Records:
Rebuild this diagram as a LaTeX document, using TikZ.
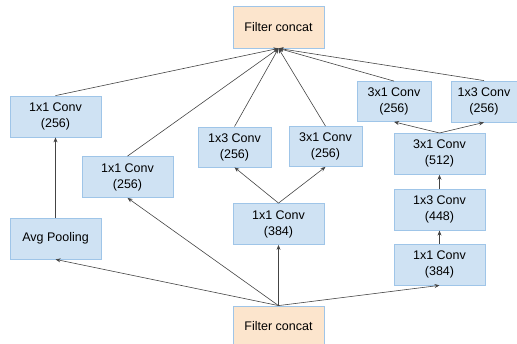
\documentclass[tikz,border=0pt]{standalone}
\usepackage{fontspec}
\setmainfont{Liberation Sans}
\usepackage{tikz}
\usetikzlibrary{arrows.meta,positioning}
\definecolor{convfill}{HTML}{CFE2F3}
\definecolor{convline}{HTML}{9FC5E8}
\definecolor{catfill}{HTML}{FCE5CD}
\definecolor{arrline}{HTML}{444444}

\begin{document}
\begin{tikzpicture}[
  x=1pt, y=-1pt,
  conv/.style={
    draw=convline, line width=0.8pt, fill=convfill,
    minimum width=91pt, minimum height=41pt, inner sep=0pt,
    font=\fontsize{12.5}{16}\selectfont, align=center
  },
  small/.style={conv, minimum width=73pt, minimum height=40pt},
  concat/.style={conv, fill=catfill, minimum height=42pt},
  arr/.style={-{Stealth[length=5pt,width=4pt]}, draw=arrline, line width=0.6pt},
]
\useasboundingbox (0,0) rectangle (517,344);

\node[concat] (tc) at (278.5,27) {Filter concat};
\node[concat, minimum height=40pt] (bc) at (278.5,326) {Filter concat};

\node[conv] (pool) at (55.5,238.5) {Avg Pooling};
\node[conv] (c1) at (55.5,116.5) {1x1 Conv\\(256)};
\node[conv] (c2) at (127.5,177) {1x1 Conv\\(256)};
\node[conv] (c3) at (278.5,224) {1x1 Conv\\(384)};
\node[small] (c3a) at (234.5,147) {1x3 Conv\\(256)};
\node[small] (c3b) at (325.5,146.5) {3x1 Conv\\(256)};
\node[conv] (c4) at (439.5,264.5) {1x1 Conv\\(384)};
\node[conv,above=13pt of c4] (c4a) {1x3 Conv\\(448)};
\node[conv,above=14pt of c4a] (c4b) {3x1 Conv\\(512)};
\node[small,minimum width=74pt] (c4l) at (394,101.5) {3x1 Conv\\(256)};
\node[small,minimum width=66pt,minimum height=41pt] (c4r) at (484,101.5) {1x3 Conv\\(256)};

\draw[arr] (bc.north) -- (pool.south);
\draw[arr] (bc.north) -- (c2.south);
\draw[arr] (bc.north) -- (c3.south);
\draw[arr] (bc.north) -- (c4.south);
\draw[arr] (pool) -- (c1);
\draw[arr] (c3.north) -- (c3a.south);
\draw[arr] (c3.north) -- (c3b.south);
\draw[arr] (c4) -- (c4a);
\draw[arr] (c4a) -- (c4b);
\draw[arr] (c4b.north) -- (c4l.south);
\draw[arr] (c4b.north) -- (c4r.south);
\foreach \n in {c1,c2,c3a,c3b,c4l,c4r}
  \draw[arr] (\n.north) -- (tc.south);
\end{tikzpicture}
\end{document}
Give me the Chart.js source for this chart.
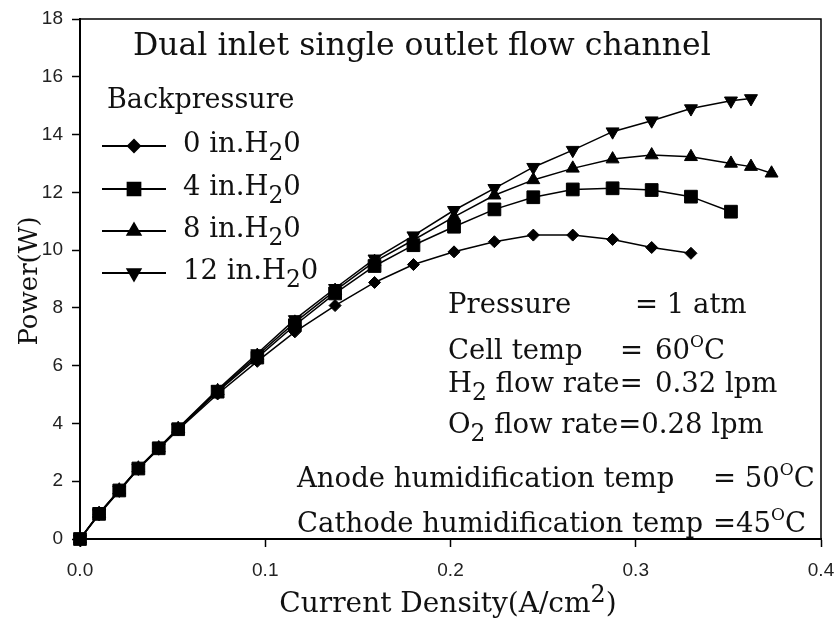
<!DOCTYPE html>
<html>
<head>
<meta charset="utf-8">
<script src="https://cdn.jsdelivr.net/npm/chart.js@4.4.0/dist/chart.umd.min.js"></script>
<style>
  html, body { margin: 0; padding: 0; background: #fff; }
  #wrap { width: 839px; height: 621px; }
</style>
</head>
<body>
<div id="wrap"><canvas id="chart" width="839" height="621"></canvas></div>
<script>
// current density (A/cm2), same sampling for every run
const currentDensity = [0, 0.0103, 0.0212, 0.0315, 0.0425, 0.053, 0.0743, 0.0957, 0.116, 0.1377, 0.159,
    0.18, 0.2019, 0.2237, 0.2447, 0.266, 0.2875, 0.3086, 0.3298, 0.3514, 0.3622, 0.3733]

// power (W), one list per backpressure
const power0 = [0, 0.85, 1.66, 2.42, 3.12, 3.78, 5.02, 6.15, 7.17, 8.08, 8.88,
    9.5, 9.94, 10.29, 10.52, 10.52, 10.37, 10.09, 9.89]
const power4 = [0, 0.87, 1.68, 2.44, 3.14, 3.8, 5.1, 6.28, 7.4, 8.5, 9.45,
    10.17, 10.81, 11.41, 11.83, 12.1, 12.14, 12.08, 11.85, 11.33]
const power8 = [0, 0.88, 1.69, 2.45, 3.15, 3.82, 5.13, 6.35, 7.5, 8.6, 9.6,
    10.35, 11.15, 11.9, 12.43, 12.83, 13.15, 13.29, 13.23, 13.0, 12.89, 12.66]
const power12 = [0, 0.89, 1.7, 2.46, 3.16, 3.84, 5.17, 6.42, 7.6, 8.68, 9.7,
    10.5, 11.38, 12.14, 12.87, 13.46, 14.1, 14.48, 14.9, 15.17, 15.25]

const backpressures = ['0', '4', '8', '12']
const xTicks = [0, 0.1, 0.2, 0.3, 0.4]
const xTickLabels = ['0.0', '0.1', '0.2', '0.3', '0.4']
const yTicks = [0, 2, 4, 6, 8, 10, 12, 14, 16, 18]

const SERIF = '"DejaVu Serif", serif'
const SANS = '"Liberation Sans", Arial, sans-serif'
const INK = '#111'

function makeSeries(label, values, style, radius, rotation) {
    return {
        label: label,
        data: values.map((v, i) => ({ x: currentDensity[i], y: v })),
        showLine: true,
        borderColor: '#000',
        backgroundColor: '#000',
        borderWidth: 1.5,
        pointStyle: style,
        pointRadius: radius,
        pointRotation: rotation,
        pointBorderWidth: 1,
        pointBackgroundColor: '#000',
        pointBorderColor: '#000',
        tension: 0,
        clip: false
    }
}

const datasets = [
    makeSeries('0 in.H₂0', power0, 'rectRot', 6, 0),
    makeSeries('4 in.H₂0', power4, 'rect', 9, 0),
    makeSeries('8 in.H₂0', power8, 'triangle', 7.5, 0),
    makeSeries('12 in.H₂0', power12, 'triangle', 7.5, 180)
]

// text with sub / superscripts: parts = [[text, kind], ...]
function partStyle(kind, size) {
    if (kind == 'sub') return { s: size * 0.85, dy: size * 0.3 }
    if (kind == 'sup') return { s: size * 0.85, dy: -size * 0.35 }
    if (kind == 'deg') return { s: size * 0.62, dy: -size * 0.45 }
    return { s: size, dy: 0 }
}

function richWidth(ctx, parts, size) {
    let w = 0
    parts.forEach(([t, kind]) => {
        ctx.font = `${partStyle(kind, size).s}px ${SERIF}`
        w += ctx.measureText(t).width
    })
    return w
}

function richText(ctx, parts, x, y, size) {
    let cx = x
    ctx.textAlign = 'left'
    ctx.textBaseline = 'alphabetic'
    parts.forEach(([t, kind]) => {
        const st = partStyle(kind, size)
        ctx.font = `${st.s}px ${SERIF}`
        ctx.fillText(t, cx, y + st.dy)
        cx += ctx.measureText(t).width
    })
    return cx
}

const decorations = {
    id: 'decorations',
    afterDraw(chart) {
        const ctx = chart.ctx
        const area = chart.chartArea
        ctx.save()

        // frame on top and right
        ctx.strokeStyle = '#000'
        ctx.lineWidth = 1.5
        ctx.beginPath()
        ctx.moveTo(area.left, area.top)
        ctx.lineTo(area.right, area.top)
        ctx.lineTo(area.right, area.bottom)
        ctx.stroke()

        ctx.fillStyle = INK

        // title inside the plot
        richText(ctx, [['Dual inlet single outlet flow channel', '']], 133, 55, 31.5)

        // legend
        richText(ctx, [['Backpressure', '']], 107, 108, 27)
        const rowBase = [152, 195, 237, 279]
        datasets.forEach((ds, i) => {
            const ly = rowBase[i] - 6
            ctx.strokeStyle = '#000'
            ctx.lineWidth = 2
            ctx.beginPath()
            ctx.moveTo(102, ly)
            ctx.lineTo(166, ly)
            ctx.stroke()
            ctx.fillStyle = '#000'
            Chart.helpers.drawPoint(ctx, {
                pointStyle: ds.pointStyle, radius: ds.pointRadius,
                rotation: ds.pointRotation, borderWidth: 1
            }, 134, ly)
            ctx.fillStyle = INK
            richText(ctx, [[backpressures[i] + ' in.H', ''], ['2', 'sub'], ['0', '']], 183, rowBase[i], 27.5)
        })

        // operating conditions
        const fs = 27.5
        richText(ctx, [['Pressure', '']], 448, 313, fs)
        richText(ctx, [['= 1 atm', '']], 635, 313, fs)
        richText(ctx, [['Cell temp', '']], 448, 359, fs)
        richText(ctx, [['=', '']], 620, 359, fs)
        richText(ctx, [['60', ''], ['O', 'deg'], ['C', '']], 655, 359, fs)
        richText(ctx, [['H', ''], ['2', 'sub'], [' flow rate=', '']], 448, 392, fs)
        richText(ctx, [['0.32 lpm', '']], 655, 392, fs)
        richText(ctx, [['O', ''], ['2', 'sub'], [' flow rate=0.28 lpm', '']], 448, 433, fs)
        richText(ctx, [['Anode humidification temp', '']], 297, 487, fs)
        richText(ctx, [['= 50', ''], ['O', 'deg'], ['C', '']], 713, 487, fs)
        richText(ctx, [['Cathode humidification temp', '']], 297, 532, fs)
        richText(ctx, [['=45', ''], ['O', 'deg'], ['C', '']], 713, 532, fs)

        // axis titles
        const xt = [['Current Density(A/cm', ''], ['2', 'sup'], [')', '']]
        const xw = richWidth(ctx, xt, 28)
        richText(ctx, xt, 448 - xw / 2, 612, 28)

        ctx.save()
        ctx.translate(37, 281)
        ctx.rotate(-Math.PI / 2)
        ctx.font = `26px ${SERIF}`
        ctx.textAlign = 'center'
        ctx.textBaseline = 'alphabetic'
        ctx.fillText('Power(W)', 0, 0)
        ctx.restore()

        ctx.restore()
    }
}

new Chart(document.getElementById('chart'), {
    type: 'scatter',
    data: { datasets: datasets },
    options: {
        responsive: false,
        devicePixelRatio: 1,
        animation: false,
        layout: { padding: { left: 0, top: 19, right: 18, bottom: 0 } },
        plugins: {
            legend: { display: false },
            title: { display: false },
            tooltip: { enabled: false }
        },
        scales: {
            x: {
                type: 'linear',
                min: 0,
                max: 0.4,
                afterBuildTicks: (axis) => { axis.ticks = xTicks.map(v => ({ value: v })) },
                afterFit: (axis) => {
                    axis.height = 82
                    axis.paddingLeft = 0
                    axis.paddingRight = 0
                },
                ticks: {
                    callback: (value, index) => xTickLabels[index],
                    font: { family: SANS, size: 19 },
                    color: '#222',
                    padding: 12,
                    maxRotation: 0,
                    autoSkip: false
                },
                grid: { drawOnChartArea: false, tickLength: 8, tickWidth: 1.5, tickColor: '#000' },
                border: { color: '#000', width: 2 }
            },
            y: {
                min: 0,
                max: 18,
                afterBuildTicks: (axis) => { axis.ticks = yTicks.map(v => ({ value: v })) },
                afterFit: (axis) => {
                    axis.width = 80
                    axis.paddingTop = 0
                    axis.paddingBottom = 0
                },
                ticks: {
                    font: { family: SANS, size: 19 },
                    color: '#222',
                    padding: 9,
                    autoSkip: false
                },
                grid: { drawOnChartArea: false, tickLength: 8, tickWidth: 1.5, tickColor: '#000' },
                border: { color: '#000', width: 2 }
            }
        }
    },
    plugins: [decorations]
})
</script>
</body>
</html>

Problem to work on: Give again, exactly, the lines from the start of the data through the one holding "minimum height=40pt] (bc)"; omit the pictures.

Output of the task:
Rebuild this diagram as a LaTeX document, using TikZ.
\documentclass[tikz,border=0pt]{standalone}
\usepackage{fontspec}
\setmainfont{Liberation Sans}
\usepackage{tikz}
\usetikzlibrary{arrows.meta,positioning}
\definecolor{convfill}{HTML}{CFE2F3}
\definecolor{convline}{HTML}{9FC5E8}
\definecolor{catfill}{HTML}{FCE5CD}
\definecolor{arrline}{HTML}{444444}

\begin{document}
\begin{tikzpicture}[
  x=1pt, y=-1pt,
  conv/.style={
    draw=convline, line width=0.8pt, fill=convfill,
    minimum width=91pt, minimum height=41pt, inner sep=0pt,
    font=\fontsize{12.5}{16}\selectfont, align=center
  },
  small/.style={conv, minimum width=73pt, minimum height=40pt},
  concat/.style={conv, fill=catfill, minimum height=42pt},
  arr/.style={-{Stealth[length=5pt,width=4pt]}, draw=arrline, line width=0.6pt},
]
\useasboundingbox (0,0) rectangle (517,344);

\node[concat] (tc) at (278.5,27) {Filter concat};
\node[concat, minimum height=40pt] (bc) at (278.5,326) {Filter concat};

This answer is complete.